Conditions for Revocation due to Enrollment in a Qualified Health Plan
An employer can amend its cafeteria plan to allow an employee to make a prospective mid-year revocation of his or her prior election for group medical coverage if:
- The employee is eligible for a Special Enrollment Period to enroll in a Qualified Health Plan (QHP) through a Marketplace, or the employee seeks to enroll in a QHP during the Marketplace’s annual Open Enrollment Period; and
- The employee’s revocation of coverage under the group medical plan corresponds to the intended enrollment of the employee (and spouse and dependents, if applicable) in a QHP through a Marketplace for new coverage that will be effective no later than the day immediately following the last day that the employer group medical plan is effective.
Examples of why this might occur: An employee in a non-calendar year cafeteria plan might want to switch to a QHP through the Marketplace but not have a transition period of double coverage or no coverage. Or an employee who gets married or has a new dependent might find it more advantageous to enroll the new members (and the employee) under a QHP in the Marketplace, rather than enroll them in the employer’s group medical plan.
Three Important Items to Note
- An employer who allows participants to make mid-year changes based on Notice 2014-55 may rely on the reasonable representation of an employee (and spouse and dependents, if applicable) that they have enrolled or intend to enroll in another plan that meets the above requirements.
- Notice 2014-55 does not allow participants to change their Health FSA elections mid-year even if they have a reduction in hours or they enroll in a QHP through the Marketplace. It only allows a mid-year change in the election for coverage under the employer’s group medical plan.
- Notice 2014-55 does not require cafeteria plan sponsors to amend their plans to allow the two new mid-year changes, but it does allow them to do so. Most plan sponsors will want to make these amendments, but possible drawbacks are the cost (if any) for the Amendment and the fact that if an employer has a large percentage of employees who want to drop employer coverage, the carrier could increase rates for the remaining participants.
Effective Date and Plan Amendments
The guidance is effective September 18, 2014. Employers who want to permit the new mid-year changes must amend their cafeteria plans to provide for such election changes. The amendment must be adopted on or before the last day of the plan year in which the elections are allowed, and may be effective retroactively to the first day of that plan year, provided that the employer notifies participants of the amendment and operates the plan in accordance with this notice. Additionally, the notice provides that an employer may amend its 125 plan on or before the last day of the 2015 plan year to implement these new changes for the prior plan year that begins in 2014. However, an election to revoke coverage cannot be made retroactively.

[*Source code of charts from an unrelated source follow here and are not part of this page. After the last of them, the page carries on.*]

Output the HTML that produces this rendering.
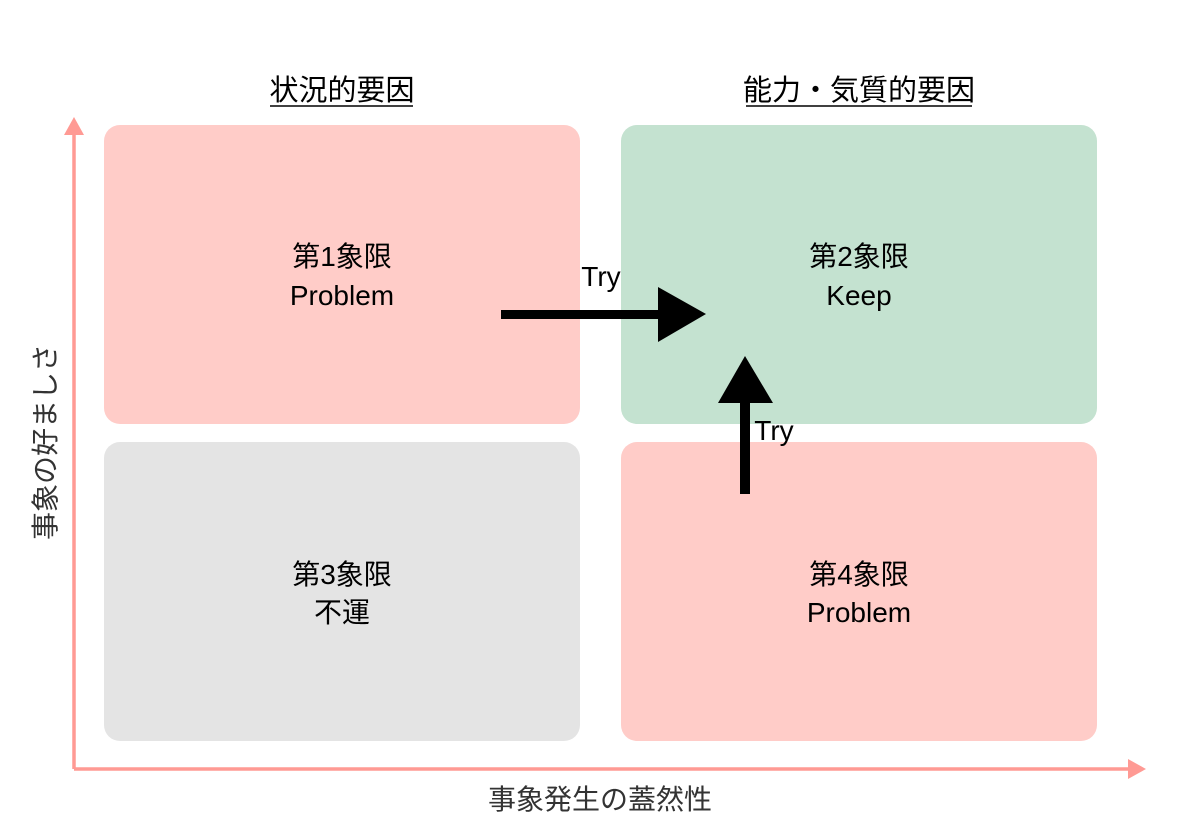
<!DOCTYPE html>
<html><head><meta charset="utf-8"><style>
body{margin:0;width:1200px;height:832px;background:#fff;overflow:hidden;font-family:"Liberation Sans","Noto Sans CJK JP",sans-serif}
</style></head><body>
<svg width="1200" height="832" xmlns="http://www.w3.org/2000/svg" font-family="Liberation Sans, Noto Sans CJK JP, sans-serif">
<rect x="104" y="125" width="476" height="299" rx="16" fill="#ffccc8"/>
<rect x="621" y="125" width="476" height="299" rx="16" fill="#c4e2d0"/>
<rect x="104" y="442" width="476" height="299" rx="16" fill="#e4e4e4"/>
<rect x="621" y="442" width="476" height="299" rx="16" fill="#ffccc8"/>
<g stroke="#ff9a94" stroke-width="3.5" fill="none"><line x1="74" y1="769" x2="74" y2="132"/><line x1="74" y1="769" x2="1130" y2="769"/></g>
<polygon points="74,117 64,135 84,135" fill="#ff9a94"/>
<polygon points="1146,769 1128,759 1128,779" fill="#ff9a94"/>
<g font-size="28" text-anchor="middle" fill="#000">
<text x="342" y="266">第1象限</text><text x="342" y="305">Problem</text>
<text x="859" y="266">第2象限</text><text x="859" y="305">Keep</text>
<text x="342" y="584">第3象限</text><text x="342" y="622">不運</text>
<text x="859" y="584">第4象限</text><text x="859" y="622">Problem</text>
<text x="601" y="286">Try</text><text x="774" y="440">Try</text>
<text x="342" y="100" font-size="29">状況的要因</text>
<text x="859" y="100" font-size="29">能力・気質的要因</text>
<text x="600" y="809" fill="#333">事象発生の蓋然性</text>
<text transform="translate(55,442) rotate(-90)" fill="#333">事象の好ましさ</text>
</g>
<line x1="270" y1="106" x2="413" y2="106" stroke="#000" stroke-width="1.5"/>
<line x1="746" y1="106" x2="972" y2="106" stroke="#000" stroke-width="1.5"/>
<rect x="501" y="310" width="160" height="9" fill="#000"/>
<polygon points="706,314 658,287 658,342" fill="#000"/>
<rect x="740" y="400" width="10" height="94" fill="#000"/>
<polygon points="745,356 718,403 773,403" fill="#000"/>
</svg>
</body></html>
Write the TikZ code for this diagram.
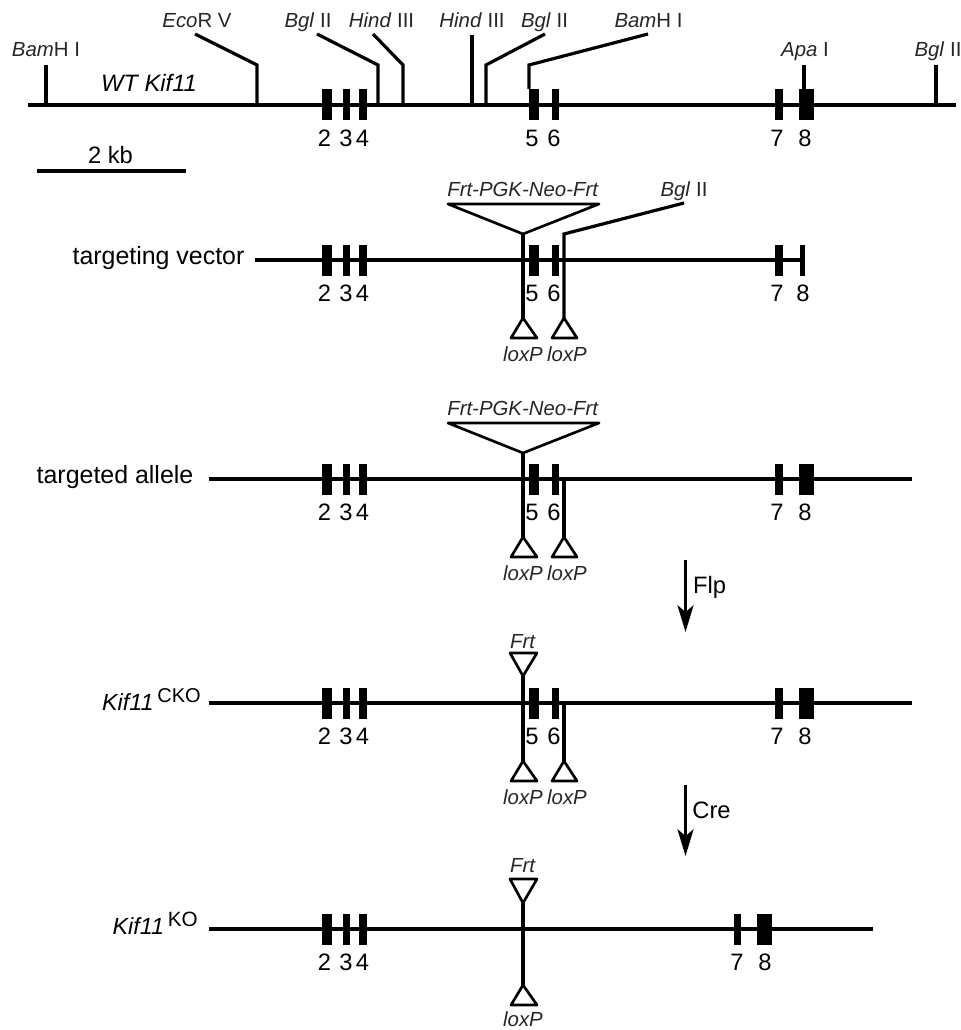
\documentclass[tikz,border=0pt]{standalone}
\usepackage{fontspec}
\setmainfont{Liberation Sans}
\usepackage{tikz}
\usetikzlibrary{positioning,arrows.meta}

\begin{document}
\begin{tikzpicture}[
    x=0.75pt, y=-0.75pt,
    gene/.style={line width=2.3pt},
    link/.style={line width=2.4pt, line join=miter},
    marker/.style={line width=2pt, line join=round},
    exon/.style={
        rectangle,
        fill=black,
        inner sep=0pt,
        minimum height=23.25pt
    },
    num/.style={font=\fontsize{17.8}{20}\selectfont, inner sep=0pt},
    site/.style={font=\fontsize{15.3}{17}\selectfont\color{black!85}, inner sep=0pt, anchor=base},
    rowname/.style={font=\fontsize{18.7}{21}\selectfont, inner sep=0pt, anchor=base},
    geno/.style={font=\fontsize{17.5}{20}\selectfont, inner sep=0pt, anchor=base},
    >={Stealth[length=20pt,width=12pt,inset=5pt]}
]
\useasboundingbox (0,0) rectangle (960,1030);

% WT allele
\coordinate (wtL) at (28,105);
\coordinate (wtR) at (956,105);
\draw[gene] (wtL) -- (wtR);
\foreach \nm/\cx/\ew/\lx in {2/326.5/10/324.5, 3/346.5/7/346, 4/363/8/362.5, 5/534/10/532, 6/555.5/7/554, 7/779/8/777, 8/806.5/15/805} {
    \node[exon, minimum width=\ew*0.75pt] (wt\nm) at (\cx,105) {};
    \node[num] (wtn\nm) at (\lx,138.5) {\nm};
}
\node[font=\fontsize{17.8}{20}\selectfont\itshape, inner sep=0pt, anchor=base] (wtname) at (149,92) {WT Kif11};
\node[num, anchor=base] (kb) at (110.5,164) {2 kb};
\coordinate (kbL) at (37,171);
\coordinate (kbR) at (186,171);
\draw[link] (kbL) -- (kbR);

% restriction sites
\node[site] (bam1) at (46,57) {\textit{Bam}H I};
\node[site] (eco) at (197,28) {\textit{Eco}R V};
\node[site] (bgl1) at (308,28) {\textit{Bgl} II};
\node[site] (hin1) at (381.5,28) {\textit{Hind} III};
\node[site] (hin2) at (472,28) {\textit{Hind} III};
\node[site] (bgl2) at (544.5,28) {\textit{Bgl} II};
\node[site] (bam2) at (648.5,28) {\textit{Bam}H I};
\node[site] (apa) at (805,57) {\textit{Apa} I};
\node[site] (bgl3) at (938,57) {\textit{Bgl} II};
\draw[link] (46,65) -- (46,105);
\draw[link] (195,34) -- (257,65) -- (257,105);
\draw[link] (317,34) -- (378,65) -- (378,105);
\draw[link] (373,34) -- (403,65) -- (403,105);
\draw[link] (472,35) -- (472,105);
\draw[link] (545,34) -- (486,65) -- (486,105);
\draw[link] (648,34) -- (529,65) -- (529,89);
\draw[link] (804,65) -- (804,89);
\draw[link] (936,65) -- (936,105);

% targeting vector
\node[rowname] (tvname) at (158.5,265) {targeting vector};
\coordinate (tvL) at (255,260);
\coordinate (tvR) at (803,260);
\draw[gene] (tvL) -- (tvR);
\foreach \nm/\cx/\ew/\lx in {2/326.5/10/324.5, 3/346.5/7/346, 4/363/8/362.5, 5/534/10/532, 6/555.5/7/554, 7/779/8/777, 8/802/5/803} {
    \node[exon, minimum width=\ew*0.75pt] (tv\nm) at (\cx,260.5) {};
    \node[num] (tvn\nm) at (\lx,293.5) {\nm};
}
\node[site] (tvneo) at (523,197) {\textit{Frt-PGK-Neo-Frt}};
\node[site] (tvbgl) at (684,197) {\textit{Bgl} II};
\draw[marker] (448,204) -- (599,204) -- (523,234) -- cycle;
\draw[link] (523,234) -- (523,318);
\draw[link] (684,203) -- (564,234) -- (564,318);
\draw[marker] (523,318) -- (537,338) -- (511,338) -- cycle;
\draw[marker] (564,318) -- (577,338) -- (552,338) -- cycle;
\node[site] (tvlox1) at (523,361) {\textit{loxP}};
\node[site] (tvlox2) at (567,361) {\textit{loxP}};

% targeted allele
\node[rowname] (taname) at (115,483) {targeted allele};
\coordinate (taL) at (209,479);
\coordinate (taR) at (912,479);
\draw[gene] (taL) -- (taR);
\foreach \nm/\cx/\ew/\lx in {2/326.5/10/324.5, 3/346.5/7/346, 4/363/8/362.5, 5/534/10/532, 6/555.5/7/554, 7/779/8/777, 8/806.5/15/805} {
    \node[exon, minimum width=\ew*0.75pt] (ta\nm) at (\cx,479.5) {};
    \node[num] (tan\nm) at (\lx,512.5) {\nm};
}
\node[site] (taneo) at (523,415) {\textit{Frt-PGK-Neo-Frt}};
\draw[marker] (448,423) -- (599,423) -- (523,453) -- cycle;
\draw[link] (523,453) -- (523,537);
\draw[link] (564,479) -- (564,537);
\draw[marker] (523,537) -- (537,557) -- (511,557) -- cycle;
\draw[marker] (564,537) -- (577,557) -- (552,557) -- cycle;
\node[site] (talox1) at (523,580) {\textit{loxP}};
\node[site] (talox2) at (567,580) {\textit{loxP}};

% Flp step
\coordinate (flpA) at (685.5,560);
\coordinate (flpB) at (685.5,632);
\draw[->, link] (flpA) -- (flpB);
\node[num, anchor=base] (flp) at (709.5,593) {Flp};

% conditional allele
\node[geno, anchor=base east] (ckoname) at (201,710) {\textit{Kif11}\,\raisebox{6pt}{\fontsize{15}{15}\selectfont CKO}};
\coordinate (ckoL) at (209,703);
\coordinate (ckoR) at (912,703);
\draw[gene] (ckoL) -- (ckoR);
\foreach \nm/\cx/\ew/\lx in {2/326.5/10/324.5, 3/346.5/7/346, 4/363/8/362.5, 5/534/10/532, 6/555.5/7/554, 7/779/8/777, 8/806.5/15/805} {
    \node[exon, minimum width=\ew*0.75pt] (cko\nm) at (\cx,703.5) {};
    \node[num] (ckon\nm) at (\lx,736.5) {\nm};
}
\node[site] (ckofrt) at (523,648) {\textit{Frt}};
\draw[marker] (510,653) -- (537,653) -- (523,676) -- cycle;
\draw[link] (523,676) -- (523,761);
\draw[link] (564,703) -- (564,761);
\draw[marker] (523,761) -- (537,781) -- (511,781) -- cycle;
\draw[marker] (564,761) -- (577,781) -- (552,781) -- cycle;
\node[site] (ckolox1) at (523,804) {\textit{loxP}};
\node[site] (ckolox2) at (567,804) {\textit{loxP}};

% Cre step
\coordinate (creA) at (685.5,785);
\coordinate (creB) at (685.5,856);
\draw[->, link] (creA) -- (creB);
\node[num, anchor=base] (cre) at (711.5,818) {Cre};

% knockout allele
\node[geno, anchor=base east] (koname) at (198,934) {\textit{Kif11}\,\raisebox{6pt}{\fontsize{15.5}{15}\selectfont KO}};
\coordinate (koL) at (209,929);
\coordinate (koR) at (873,929);
\draw[gene] (koL) -- (koR);
\foreach \nm/\cx/\ew/\lx in {2/326.5/10/324.5, 3/346.5/7/346, 4/363/8/362.5, 7/737.5/7/737, 8/764.5/15/765} {
    \node[exon, minimum width=\ew*0.75pt] (ko\nm) at (\cx,929.5) {};
    \node[num] (kon\nm) at (\lx,962.5) {\nm};
}
\node[site] (kofrt) at (523,872) {\textit{Frt}};
\draw[marker] (510,879) -- (537,879) -- (523,903) -- cycle;
\draw[link] (523,903) -- (523,985);
\draw[marker] (523,985) -- (537,1005) -- (511,1005) -- cycle;
\node[site] (kolox) at (523,1026) {\textit{loxP}};
\end{tikzpicture}
\end{document}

Employers may rely on this notice pending further guidance. IRS intends to amend Regs. 1.125-4 to include the guidance in this notice.
Next Steps for Employers
Employers who want to amend their cafeteria plans to implement the guidance in Notice 2014-55 should contact their Cafeteria Plan administrators. Many TPAs are preparing Plan Amendments and have notified plan sponsors that these Amendments will be available.
Employers also must notify plan participants of the changes and the effective date. TPAs probably also are preparing communications materials that plan sponsors can send to cafeteria plan participants.